━━━ DATA SHOWN

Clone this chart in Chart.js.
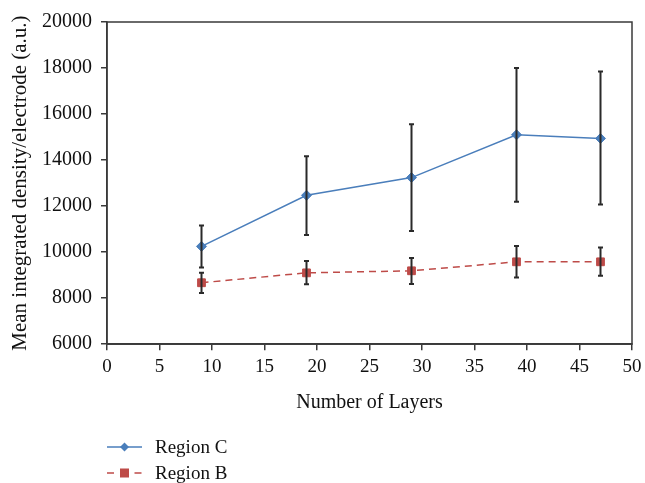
<!DOCTYPE html>
<html>
<head>
<meta charset="utf-8">
<script src="https://cdn.jsdelivr.net/npm/chart.js@4/dist/chart.umd.min.js"></script>
<style>
  html, body { margin: 0; padding: 0; background: #fff; }
  #wrap { position: relative; width: 645px; height: 483px; }
  #legend { position: absolute; left: 107px; top: 434px; font-family: 'Liberation Serif', 'DejaVu Serif', serif; font-size: 19px; color: #111; }
  #legend div { height: 26px; display: flex; align-items: center; }
  #legend svg { margin-right: 13px; }
</style>
</head>
<body>
<div id="wrap">
  <canvas id="chart" width="645" height="483"></canvas>
  <div id="legend">
    <div><svg width="35" height="12"><line x1="0" y1="6" x2="35" y2="6" stroke="#4a7ebb" stroke-width="1.5"/><polygon points="17.5,1.5 22,6 17.5,10.5 13,6" fill="#4a7ebb"/></svg>Region C</div>
    <div><svg width="35" height="12"><line x1="0" y1="6" x2="35" y2="6" stroke="#be4b48" stroke-width="1.5" stroke-dasharray="7,20.5,7"/><rect x="13" y="1.5" width="9" height="9" fill="#be4b48"/></svg>Region B</div>
  </div>
</div>
<script>
const layers = [9, 19, 29, 39, 47];
const regionC = [10250, 12470, 13240, 15100, 14940];
const regionCHigh = [11160, 14170, 15560, 18000, 17850];
const regionCLow = [9330, 10750, 10920, 12190, 12070];
const regionB = [8670, 9100, 9190, 9580, 9580];
const regionBHigh = [9100, 9620, 9750, 10270, 10200];
const regionBLow = [8230, 8610, 8620, 8900, 8970];

const serif = "'Liberation Serif', 'DejaVu Serif', serif";
const axisColor = '#3a3a3a';

const errorBars = {
  id: 'errorBars',
  afterDatasetsDraw(chart) {
    const { ctx, scales: { x, y } } = chart;
    const bars = [[regionCLow, regionCHigh], [regionBLow, regionBHigh]];
    ctx.save();
    ctx.strokeStyle = '#2a2a2a';
    ctx.lineWidth = 2;
    bars.forEach(([low, high]) => {
      layers.forEach((l, i) => {
        const px = x.getPixelForValue(l);
        const top = y.getPixelForValue(high[i]);
        const bot = y.getPixelForValue(low[i]);
        ctx.beginPath();
        ctx.moveTo(px, top); ctx.lineTo(px, bot);
        ctx.moveTo(px - 2.5, top); ctx.lineTo(px + 2.5, top);
        ctx.moveTo(px - 2.5, bot); ctx.lineTo(px + 2.5, bot);
        ctx.stroke();
      });
    });
    ctx.restore();
  },
};

const frame = {
  id: 'frame',
  afterDraw(chart) {
    const { ctx, chartArea: a } = chart;
    ctx.save();
    ctx.strokeStyle = axisColor;
    ctx.lineWidth = 1.5;
    ctx.strokeRect(a.left, a.top, a.right - a.left, a.bottom - a.top);
    ctx.restore();
  },
};

new Chart(document.getElementById('chart'), {
  type: 'line',
  data: {
    datasets: [
      {
        label: 'Region C',
        data: layers.map((l, i) => ({ x: l, y: regionC[i] })),
        borderColor: '#4a7ebb',
        backgroundColor: '#4a7ebb',
        borderWidth: 1.5,
        pointStyle: 'rectRot',
        pointRadius: 5,
        pointBorderWidth: 1,
        tension: 0,
      },
      {
        label: 'Region B',
        data: layers.map((l, i) => ({ x: l, y: regionB[i] })),
        borderColor: '#be4b48',
        backgroundColor: '#be4b48',
        borderWidth: 1.5,
        borderDash: [7, 5],
        pointStyle: 'rect',
        pointRadius: 5.5,
        pointBorderWidth: 1,
        tension: 0,
      },
    ],
  },
  options: {
    responsive: false,
    animation: false,
    layout: { padding: { top: 22, right: 13, bottom: 68, left: 0 } },
    plugins: { legend: { display: false }, tooltip: { enabled: false } },
    scales: {
      x: {
        type: 'linear',
        min: 0,
        max: 50,
        afterFit: (scale) => { scale.paddingRight = 0; },
        ticks: { stepSize: 5, font: { family: serif, size: 19 }, color: '#111', padding: 5 },
        grid: { drawOnChartArea: false, tickLength: 6, color: axisColor, lineWidth: 1.5 },
        border: { color: axisColor, width: 1.5 },
        title: { display: true, text: 'Number of Layers', font: { family: serif, size: 20 }, color: '#111', padding: { top: 8, bottom: 0 } },
      },
      y: {
        min: 6000,
        max: 20000,
        afterFit: (scale) => { scale.width = 107; },
        ticks: { stepSize: 2000, font: { family: serif, size: 20 }, color: '#111', padding: 9, callback: (v) => String(v) },
        grid: { drawOnChartArea: false, tickLength: 6, color: axisColor, lineWidth: 1.5 },
        border: { color: axisColor, width: 1.5 },
        title: { display: true, text: 'Mean integrated density/electrode (a.u.)', font: { family: serif, size: 21 }, color: '#111', padding: { top: 8, bottom: 0 } },
      },
    },
  },
  plugins: [errorBars, frame],
});
</script>
</body>
</html>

━━━━━━

Please write out all of the material above without changing a word, and omit any pictures.

Clone this chart in Chart.js.
<!DOCTYPE html>
<html>
<head>
<meta charset="utf-8">
<script src="https://cdn.jsdelivr.net/npm/chart.js@4/dist/chart.umd.min.js"></script>
<style>
  html, body { margin: 0; padding: 0; background: #fff; }
  #wrap { position: relative; width: 645px; height: 483px; }
  #legend { position: absolute; left: 107px; top: 434px; font-family: 'Liberation Serif', 'DejaVu Serif', serif; font-size: 19px; color: #111; }
  #legend div { height: 26px; display: flex; align-items: center; }
  #legend svg { margin-right: 13px; }
</style>
</head>
<body>
<div id="wrap">
  <canvas id="chart" width="645" height="483"></canvas>
  <div id="legend">
    <div><svg width="35" height="12"><line x1="0" y1="6" x2="35" y2="6" stroke="#4a7ebb" stroke-width="1.5"/><polygon points="17.5,1.5 22,6 17.5,10.5 13,6" fill="#4a7ebb"/></svg>Region C</div>
    <div><svg width="35" height="12"><line x1="0" y1="6" x2="35" y2="6" stroke="#be4b48" stroke-width="1.5" stroke-dasharray="7,20.5,7"/><rect x="13" y="1.5" width="9" height="9" fill="#be4b48"/></svg>Region B</div>
  </div>
</div>
<script>
const layers = [9, 19, 29, 39, 47];
const regionC = [10250, 12470, 13240, 15100, 14940];
const regionCHigh = [11160, 14170, 15560, 18000, 17850];
const regionCLow = [9330, 10750, 10920, 12190, 12070];
const regionB = [8670, 9100, 9190, 9580, 9580];
const regionBHigh = [9100, 9620, 9750, 10270, 10200];
const regionBLow = [8230, 8610, 8620, 8900, 8970];

const serif = "'Liberation Serif', 'DejaVu Serif', serif";
const axisColor = '#3a3a3a';

const errorBars = {
  id: 'errorBars',
  afterDatasetsDraw(chart) {
    const { ctx, scales: { x, y } } = chart;
    const bars = [[regionCLow, regionCHigh], [regionBLow, regionBHigh]];
    ctx.save();
    ctx.strokeStyle = '#2a2a2a';
    ctx.lineWidth = 2;
    bars.forEach(([low, high]) => {
      layers.forEach((l, i) => {
        const px = x.getPixelForValue(l);
        const top = y.getPixelForValue(high[i]);
        const bot = y.getPixelForValue(low[i]);
        ctx.beginPath();
        ctx.moveTo(px, top); ctx.lineTo(px, bot);
        ctx.moveTo(px - 2.5, top); ctx.lineTo(px + 2.5, top);
        ctx.moveTo(px - 2.5, bot); ctx.lineTo(px + 2.5, bot);
        ctx.stroke();
      });
    });
    ctx.restore();
  },
};

const frame = {
  id: 'frame',
  afterDraw(chart) {
    const { ctx, chartArea: a } = chart;
    ctx.save();
    ctx.strokeStyle = axisColor;
    ctx.lineWidth = 1.5;
    ctx.strokeRect(a.left, a.top, a.right - a.left, a.bottom - a.top);
    ctx.restore();
  },
};

new Chart(document.getElementById('chart'), {
  type: 'line',
  data: {
    datasets: [
      {
        label: 'Region C',
        data: layers.map((l, i) => ({ x: l, y: regionC[i] })),
        borderColor: '#4a7ebb',
        backgroundColor: '#4a7ebb',
        borderWidth: 1.5,
        pointStyle: 'rectRot',
        pointRadius: 5,
        pointBorderWidth: 1,
        tension: 0,
      },
      {
        label: 'Region B',
        data: layers.map((l, i) => ({ x: l, y: regionB[i] })),
        borderColor: '#be4b48',
        backgroundColor: '#be4b48',
        borderWidth: 1.5,
        borderDash: [7, 5],
        pointStyle: 'rect',
        pointRadius: 5.5,
        pointBorderWidth: 1,
        tension: 0,
      },
    ],
  },
  options: {
    responsive: false,
    animation: false,
    layout: { padding: { top: 22, right: 13, bottom: 68, left: 0 } },
    plugins: { legend: { display: false }, tooltip: { enabled: false } },
    scales: {
      x: {
        type: 'linear',
        min: 0,
        max: 50,
        afterFit: (scale) => { scale.paddingRight = 0; },
        ticks: { stepSize: 5, font: { family: serif, size: 19 }, color: '#111', padding: 5 },
        grid: { drawOnChartArea: false, tickLength: 6, color: axisColor, lineWidth: 1.5 },
        border: { color: axisColor, width: 1.5 },
        title: { display: true, text: 'Number of Layers', font: { family: serif, size: 20 }, color: '#111', padding: { top: 8, bottom: 0 } },
      },
      y: {
        min: 6000,
        max: 20000,
        afterFit: (scale) => { scale.width = 107; },
        ticks: { stepSize: 2000, font: { family: serif, size: 20 }, color: '#111', padding: 9, callback: (v) => String(v) },
        grid: { drawOnChartArea: false, tickLength: 6, color: axisColor, lineWidth: 1.5 },
        border: { color: axisColor, width: 1.5 },
        title: { display: true, text: 'Mean integrated density/electrode (a.u.)', font: { family: serif, size: 21 }, color: '#111', padding: { top: 8, bottom: 0 } },
      },
    },
  },
  plugins: [errorBars, frame],
});
</script>
</body>
</html>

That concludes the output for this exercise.